Aróstica no acompañaba pasivamente a Niemeyer en sus campañas. Aprendió técnicas, se hizo lector, amó la historia que ocurrió frente a sus narices. Sabemos que Almagro bajó por aquí, hambriento y muerto de frío, decía. La primera persona plural la decía con orgullo.
El año 1968, Sixto lo lleva a don Hans a un potrero en el que había restos de pircas. Niemeyer se interesó. Hurgó aquí y allá y detectó que ahí había algo importante.
«Así comenzó un largo trabajo que nos llevó a descubrir dos grandes “Kallankas”, dos espacios contiguos delimitados por muros de pirca muy bien construidos… A los pies de un muro se hizo un hallazgo sensacional: cuatro clavos de cobre fundido, idénticos en tamaño y forma a los actuales de hierro para las herraduras.
En época hispánica, este lugar bien pudo haber sido una pequeña herrería que abastecía de herraduras a los que cruzaban la cordillera. Ya sabemos que la piedra de montaña hace añicos todo metal.»
Un poco arriba se decía que había los restos de una capilla. ¡La tan anhelada Iglesia Colorada que nombra a todo el lugar!
«La presencia de una tierra un poco más rojiza, que formaba una especie de mancha muy tenue a orillas del potrero al pie del cerro, nos hizo pensar que ése pudiera ser el lugar. Justo al excavar se encontró un cimiento – rectangular de 13 m x 5 m que sobre el aparejo de piedra canteada tenía tres hiladas de adobes, más bien pequeñas y muy bien hechos, de tamaño y confección distintos de los adobones indígenas que aparecían en las otras ruinas. Aunque no apareció un objeto que pudiera corroborar la sospecha, es muy posible que en el futuro próximo se lo encuentre».
No hubo ese futuro próximo que anhelaba don Hans. La ruina está tal cual. No caben muchos comentarios. Este lugar, tan significativo para nosotros, es hoy una ruina abandonada.
Pocos años después de que muriera Hans Niemeyer, empezó el interés por la uva temprana que se daba muy bien en el valle. Eso cambió completamente el horizonte cansino de la Precordillera. Las empresas frutícolas se acercaban a los pequeños propietarios ofreciéndoles un precio que ellos jamás imaginaron.
Un día conversaron con don Sixto.
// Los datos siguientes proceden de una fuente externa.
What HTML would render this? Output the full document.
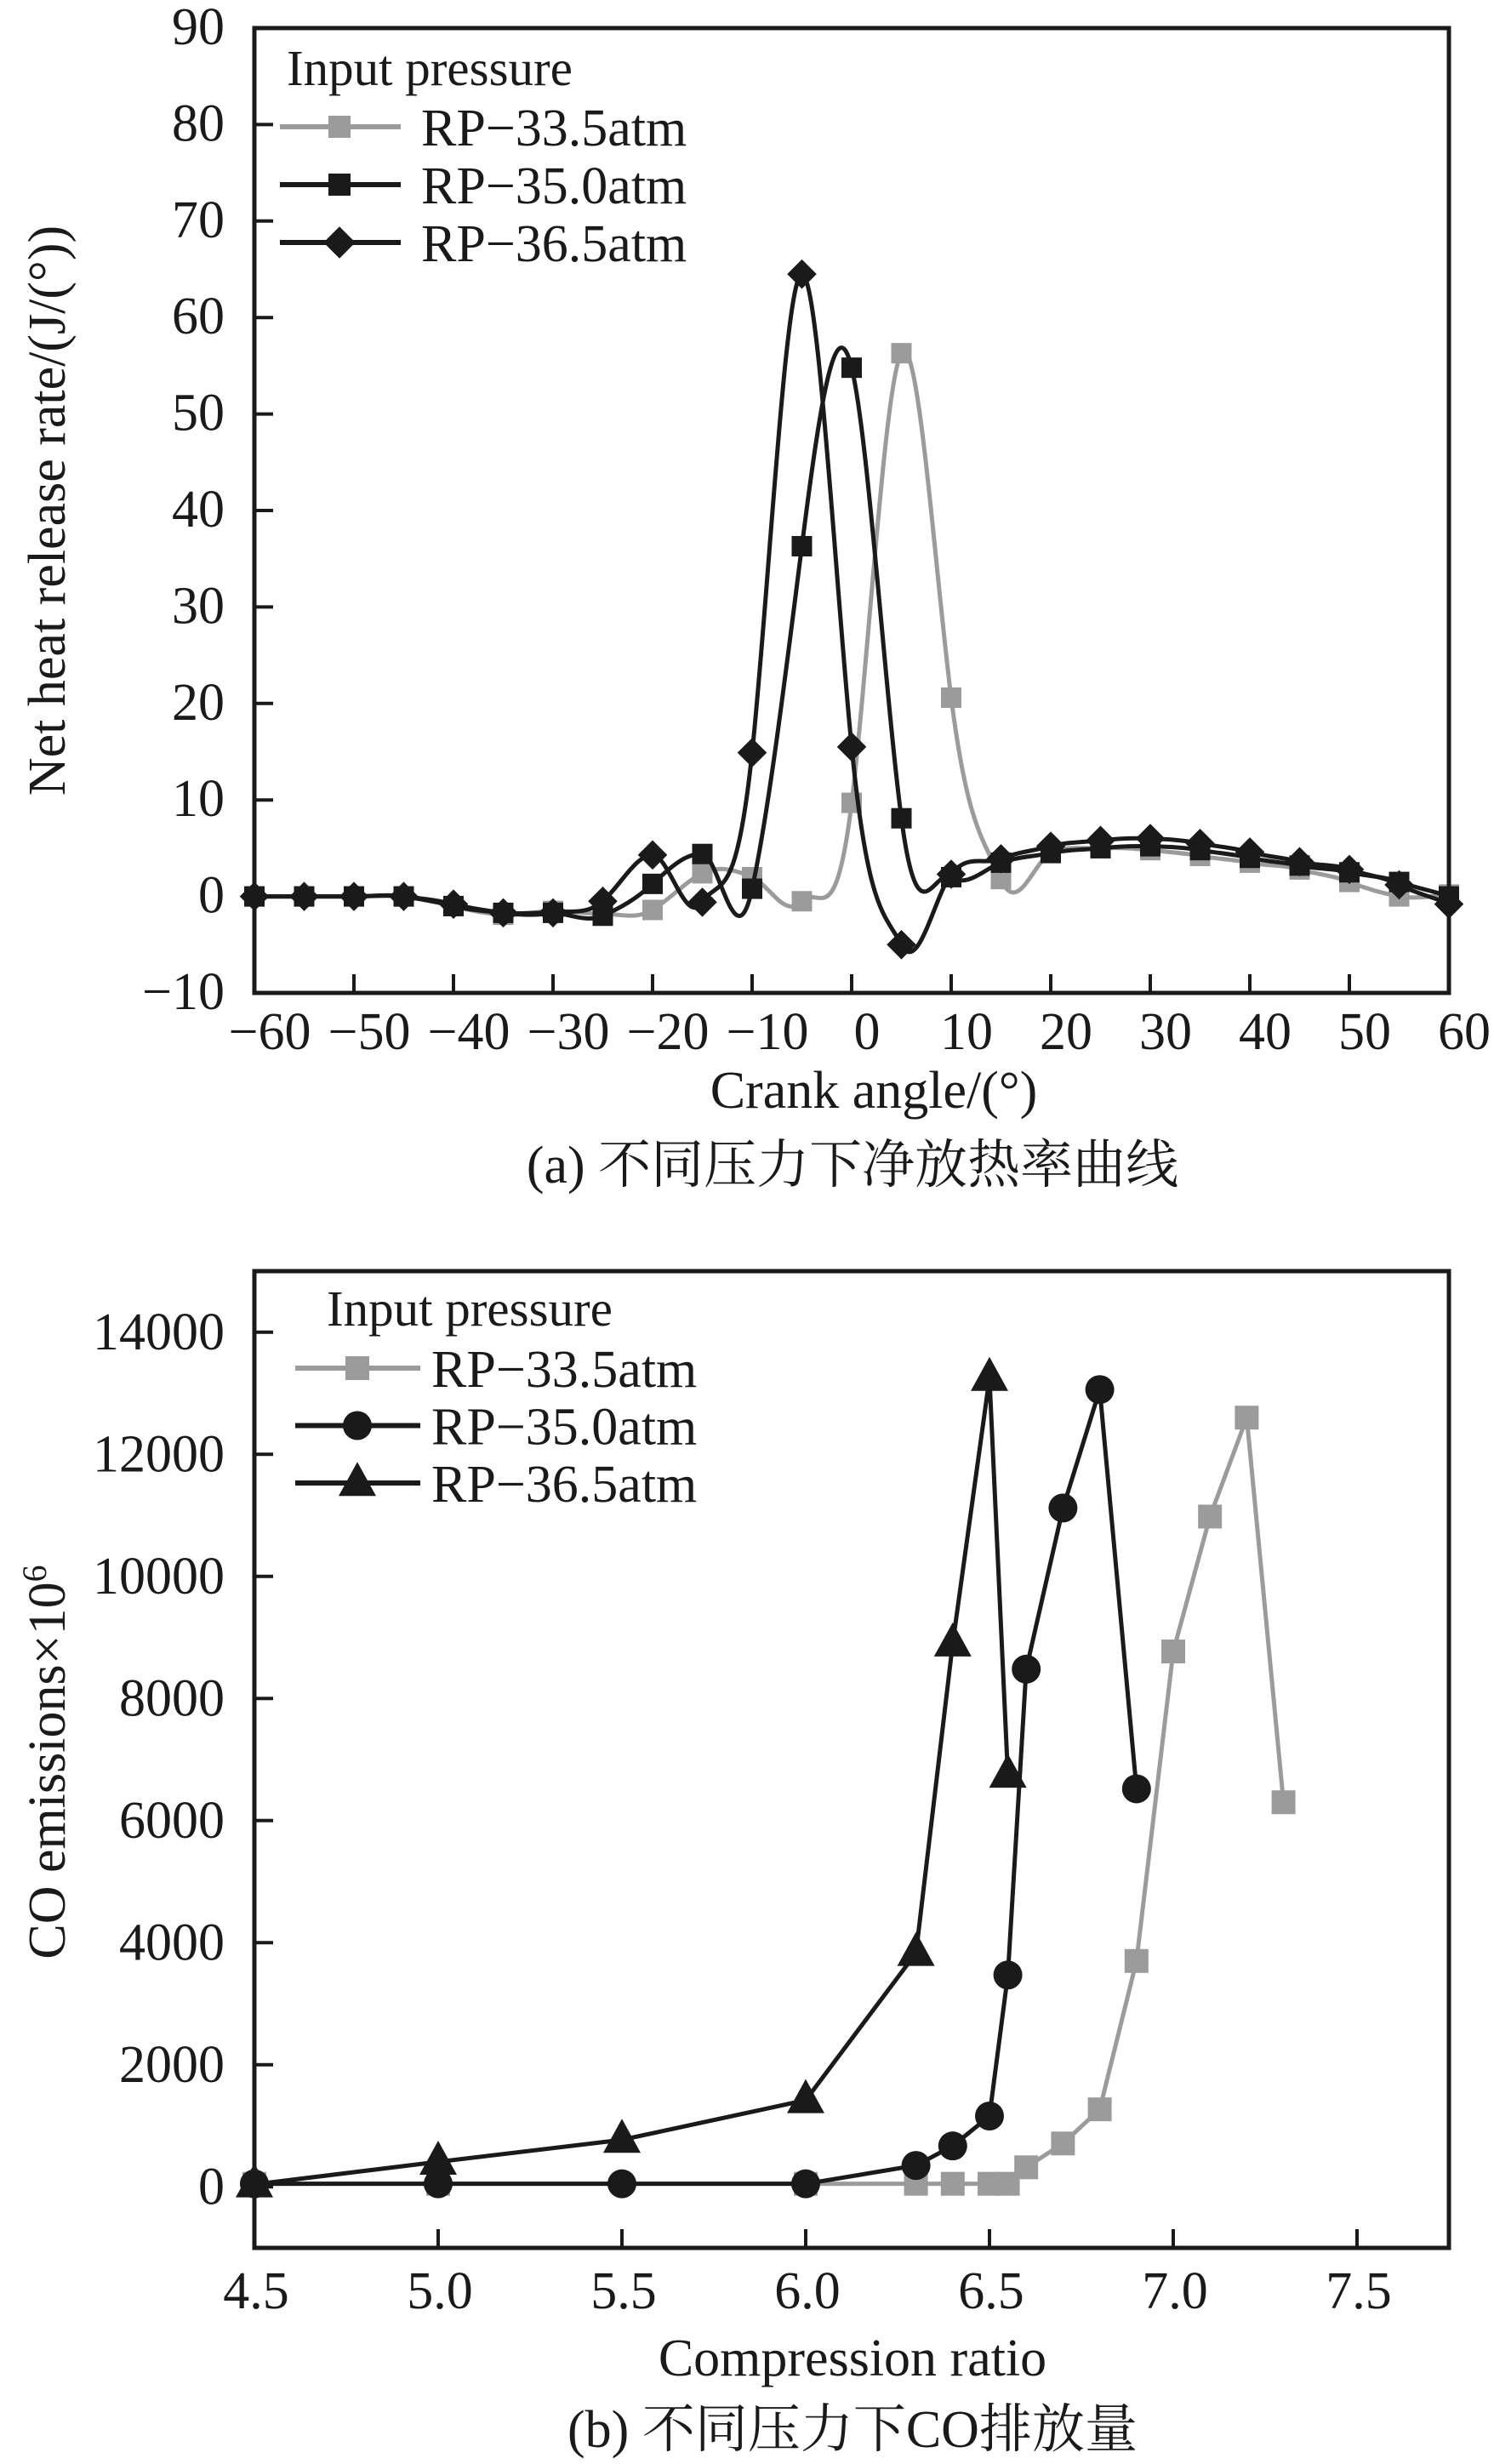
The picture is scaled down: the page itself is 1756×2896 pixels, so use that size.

La oferta era muy tentadora, pero el baqueano se regodeaba. No quería vender el paño completo. Mostraba un lugar en el plano y les decía: esto no lo vendo; yo fui amigo de don Hans y sé lo que significa este lugar. Obviamente, para la empresa era una complicación no poder comprar todo el predio y tener que dejar dos pequeñas islas en la mitad.
Pero así fue. El viejo Sixto se dio maña y salió con la suya. He aquí un hombre patrio; un filántropo cabal.
Gracias a su gesto noble se conserva este lugar histórico que casi nadie conoce.